By Martin Kidston/Missoula Current

While state legislators walked away from the recent session praising themselves for balancing the budget and holding the line on bonding, the consequences of their votes will soon trickle down to local governments, which could face millions of dollars in lost funding.

From the Legislature requiring counties to pay for a full-blown special election when a cheaper mail option was available, to a cap on what the state will pay counties to hold state inmates, the costs to Missoula County alone could exceed $2 million.

And that will require commissioners to make some difficult decisions in the months ahead.

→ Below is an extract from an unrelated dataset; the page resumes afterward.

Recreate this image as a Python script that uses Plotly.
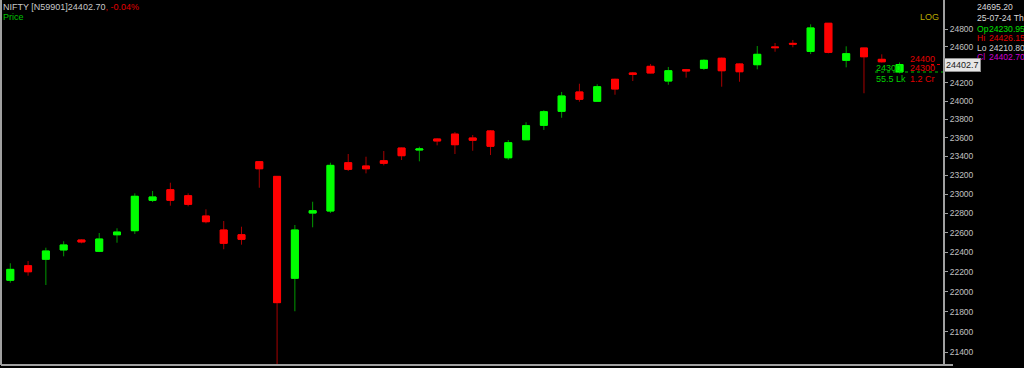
import plotly.graph_objects as go
import math

# ---------------- data (NIFTY daily) ----------------
dates = ["14-05-24", "15-05-24", "16-05-24", "17-05-24", "18-05-24", "21-05-24", "22-05-24",
         "23-05-24", "24-05-24", "27-05-24", "28-05-24", "29-05-24", "30-05-24", "31-05-24",
         "03-06-24", "04-06-24", "05-06-24", "06-06-24", "07-06-24", "10-06-24", "11-06-24",
         "12-06-24", "13-06-24", "14-06-24", "18-06-24", "19-06-24", "20-06-24", "21-06-24",
         "24-06-24", "25-06-24", "26-06-24", "27-06-24", "28-06-24", "01-07-24", "02-07-24",
         "03-07-24", "04-07-24", "05-07-24", "08-07-24", "09-07-24", "10-07-24", "11-07-24",
         "12-07-24", "15-07-24", "16-07-24", "18-07-24", "19-07-24", "22-07-24", "23-07-24",
         "24-07-24", "25-07-24"]
open_ = [22114, 22261, 22327, 22422, 22524, 22408, 22578, 22620, 22936, 23047, 22984, 22772,
         22627, 22578, 23344, 23188, 22134, 22803, 22824, 23333, 23298, 23354, 23490, 23469,
         23587, 23640, 23598, 23674, 23386, 23579, 23735, 23887, 24099, 23997, 24239, 24309,
         24383, 24220, 24346, 24361, 24473, 24409, 24401, 24600, 24640, 24550, 24867, 24450,
         24588, 24461, 24320]
high = [22286, 22309, 22445, 22511, 22531, 22596, 22645, 23009, 23034, 23121, 23009, 22842,
        22720, 22661, 23350, 23192, 22679, 22921, 23333, 23426, 23397, 23458, 23495, 23504,
        23595, 23662, 23630, 23684, 23576, 23768, 23899, 24099, 24190, 24184, 24246, 24320,
        24409, 24376, 24354, 24461, 24480, 24415, 24610, 24644, 24678, 24855, 24870, 24607,
        24590, 24517, 24426]
low = [22089, 22160, 22066, 22357, 22490, 22400, 22496, 22586, 22918, 22880, 22873, 22696,
       22429, 22476, 23068, 21284, 21803, 22655, 22803, 23245, 23220, 23305, 23362, 23348,
       23519, 23426, 23461, 23415, 23365, 23575, 23685, 23817, 23992, 23993, 24069, 24220,
       24305, 24179, 24257, 24343, 24157, 24212, 24350, 24546, 24596, 24520, 24528, 24372,
       24085, 24425, 24305]
close = [22224, 22200, 22411, 22473, 22504, 22534, 22606, 22978, 22971, 22936, 22894, 22713,
         22490, 22531, 23269, 21889, 22627, 22827, 23305, 23263, 23269, 23327, 23408, 23480,
         23566, 23526, 23574, 23509, 23547, 23731, 23883, 24055, 24019, 24157, 24132, 24294,
         24309, 24334, 24332, 24450, 24334, 24323, 24517, 24592, 24632, 24814, 24539, 24524,
         24490, 24434, 24403]

tick_vals = [21400, 21600, 21800, 22000, 22200, 22400, 22600, 22800, 23000, 23200, 23400,
             23600, 23800, 24000, 24200, 24400, 24600, 24800]
tick_text = [str(v) for v in tick_vals]

symbol_text = "NIFTY [N59901]24402.70"
change_text = ", -0.04%"
last_price = 24402.7
info_top = "24695.20"
info_date = "25-07-24 Th"
info_ohlc = [("Op", "24230.95", "#00e000"), ("Hi", "24426.15", "#e00000"),
             ("Lo", "24210.80", "#d0d0d0"), ("Cl", "24402.70", "#d000d0")]
oi_left = ["24300", "55.5 Lk"]
oi_right = ["24400", "24300", "1.2 Cr"]

# ---------------- layout geometry ----------------
W, H = 1024, 368
ML, MR, MT, MB = 1, 81, 0, 3
PW, PH = W - ML - MR, H - MT - MB
FONT = "Liberation Sans"


def px(x):
    return (x - ML) / PW


def py(y):
    return (PH + MT - y) / PH


body_hi = [max(o, c) for o, c in zip(open_, close)]
body_lo = [min(o, c) for o, c in zip(open_, close)]

fig = go.Figure()
# wicks (darker)
fig.add_trace(go.Candlestick(
    x=dates, open=open_, high=high, low=low, close=close,
    increasing=dict(line=dict(color="#009a00", width=1), fillcolor="#00ff00"),
    decreasing=dict(line=dict(color="#a80000", width=1), fillcolor="#ff0000"),
    hoverinfo="skip", showlegend=False))
# bright bodies on top
fig.add_trace(go.Candlestick(
    x=dates, open=open_, high=body_hi, low=body_lo, close=close,
    increasing=dict(line=dict(color="#00ff00", width=1), fillcolor="#00ff00"),
    decreasing=dict(line=dict(color="#ff0000", width=1), fillcolor="#ff0000"),
    hoverinfo="skip", showlegend=False))

y_top = 24000 * math.exp(101 / 2190)
y_bot = y_top * math.exp(-PH / 2190)

x0 = (ML - 10.3) / 17.785
x1 = (ML + PW - 10.3) / 17.785

fig.update_layout(
    width=W, height=H,
    margin=dict(l=ML, r=MR, t=MT, b=MB),
    paper_bgcolor="#000000", plot_bgcolor="#000000",
    boxgap=0.44,
    showlegend=False,
    hovermode=False,
    font=dict(family=FONT, size=9, color="#c8c8c8"),
    xaxis=dict(type="category", range=[x0, x1], rangeslider=dict(visible=False),
               showgrid=False, zeroline=False, showticklabels=False, ticks="",
               showline=False),
    yaxis=dict(type="log", side="right", range=[math.log10(y_bot), math.log10(y_top)],
               tickvals=tick_vals, ticktext=tick_text, showgrid=False, zeroline=False,
               ticks="outside", ticklen=3, tickcolor="#a0a0a0", tickwidth=1,
               showline=True, linecolor="#a0a0a0", linewidth=2,
               tickfont=dict(family=FONT, size=8.5, color="#c0c0c0")),
)

# frame lines (left and bottom)
fig.add_shape(type="line", xref="paper", yref="paper", x0=0, x1=0, y0=0, y1=1,
              line=dict(color="#a0a0a0", width=2))
fig.add_shape(type="line", xref="paper", yref="paper", x0=0, x1=1 + 10 / PW, y0=0, y1=0,
              line=dict(color="#a0a0a0", width=2))

# dotted level lines near last candle
fig.add_shape(type="line", xref="paper", yref="paper", x0=px(875), x1=1, y0=py(72), y1=py(72),
              line=dict(color="#00c000", width=1, dash="dot"))
fig.add_shape(type="line", xref="paper", yref="paper", x0=px(931), x1=1, y0=py(64.5), y1=py(64.5),
              line=dict(color="#e00000", width=1, dash="dot"))


def label(text, x, y, color, size=9, xanchor="left", **kw):
    fig.add_annotation(text=text, xref="paper", yref="paper", x=px(x), y=py(y),
                       xanchor=xanchor, yanchor="middle", showarrow=False,
                       font=dict(family=FONT, size=size, color=color), **kw)


# header
label(symbol_text + "<span style='color:#e00000'>" + change_text + "</span>", 1, 7, "#c8c8c8")
label("Price", 1, 17.5, "#00c000")
label("LOG", 941, 17.5, "#b8a800", xanchor="right")

# info panel
label(info_top, 975, 7.5, "#d8d8d8", size=8.6)
label(info_date, 975, 18.5, "#d8d8d8", size=8.6)
for i, (k, v, col) in enumerate(info_ohlc):
    yy = [29.3, 38.5, 47.7, 57][i]
    label(k, 975, yy, col, size=8.6)
    label(v, 987, yy, col, size=8.6)

# OI labels
label(oi_left[0], 874, 67.7, "#00d000")
label(oi_left[1], 874, 79, "#00d000")
label(oi_right[0], 908, 59.3, "#e00000")
label(oi_right[1], 908, 67.7, "#e00000")
label(oi_right[2], 908, 79, "#e00000")

# last price box on axis
fig.add_annotation(text=f"{last_price:.1f}", xref="paper", yref="y", x=px(944),
                   y=math.log10(last_price), xanchor="left", yanchor="middle", showarrow=False,
                   bgcolor="#e6e6e6", bordercolor="#909090", borderwidth=1, borderpad=1,
                   font=dict(family=FONT, size=9, color="#202020"))

fig.write_html("out.html")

“Balancing the state budget and thumping your chest, saying you're saving the taxpayers money, just meant that all those things dropped down to local property taxes,” said Commissioner Jean Curtiss. “There will be tough decisions to be made.”

Missoula County has already launched a fiscal analysis to determine the impacts resulting from the bills that passed or failed during the 2017 legislative session.

Among them, the Legislature for the third consecutive session failed to pass an infrastructure borrowing bill. While that has consumed much of the headlines, other measures could hurt just as deeply, including a cap on entitlement shares.

“When the counties turned over the revenue for things like motor vehicle registration to the state, we always got a portion of that back,” said Chris Lounsbury, the county's chief operating officer. “The growth rate is supposed to be 3 percent in state law, but it was capped this year at significantly less, so it won't grow.”

In years past, Curtiss said, both the state and counties benefited from good years, and they both shared in the bad. Now, she said, Montana counties won't share in the good, though they'll be required to pick up the slack during lean years.

“This is the second time the Legislature has taken from local government to balance the budget at the state level,” she said.

On the jail front, the Legislature also capped the daily reimbursement rate it will pay a county to hold a state inmate. That will require local taxpayers to cover the difference.

“That rate will continue to be capped at $69 a day, even though it doesn't cover the cost of housing a state inmate,” Lounsbury said. “The actual cost is about $90 a day, so we'll continue to have to absorb that cost through local property taxes.”

Lounsbury said the Legislature also capped the rate it pays counties to hold inmates who are waiting to get into a state treatment program. When added to the cap on jail costs, Missoula County taxpayers will need to make up the estimated $2 million difference.

“That's just in those two programs,” said Andrew Czorny, the county's chief financial officer.

The failure of the infrastructure bill may also have killed several local projects, including at least one water project and another at Frenchtown School. The county already has been forced to cut its dust abatement program due to cuts in federal funding through Secure Rural Schools.

While the Legislature did pass an increase in the gasoline tax for the first time since 1993, the amount settled upon won't be enough to back fill the loss in SRS funding, leaving another $400,000 hole in the county's budget.

That and other failures in the 2017 Legislature have commissioners frustrated.

“The other frustrating thing was the failure, once again, of the infrastructure bill over something of an irrational aversion to bonding at the state,” said Commissioner Dave Strohmaier. “We bond projects in local government pretty frequently, and in our personal lives, we rely upon financing to get things done.”

President Donald Trump is also considering cutting Payments in Lieu of Taxes by 10 percent, a move that would take another $200,000 from Missoula County's budget. The federal government has long paid the taxes to forested counties in the West to compensate for the loss of taxable land.

Curtiss said the cuts could be even greater to smaller surrounding counties.

The full financial ramifications of the 2017 Legislature will be known in a few weeks, Curtiss added.

“NorthWestern Energy's taxes were down $800,000 from our original budget, and the cost of the special election wasn't in the budget,” Curtiss said. “We've had some big hits happen that we'll have to take out of cash. But how do you replace cash? There will be some tough decisions to be made.”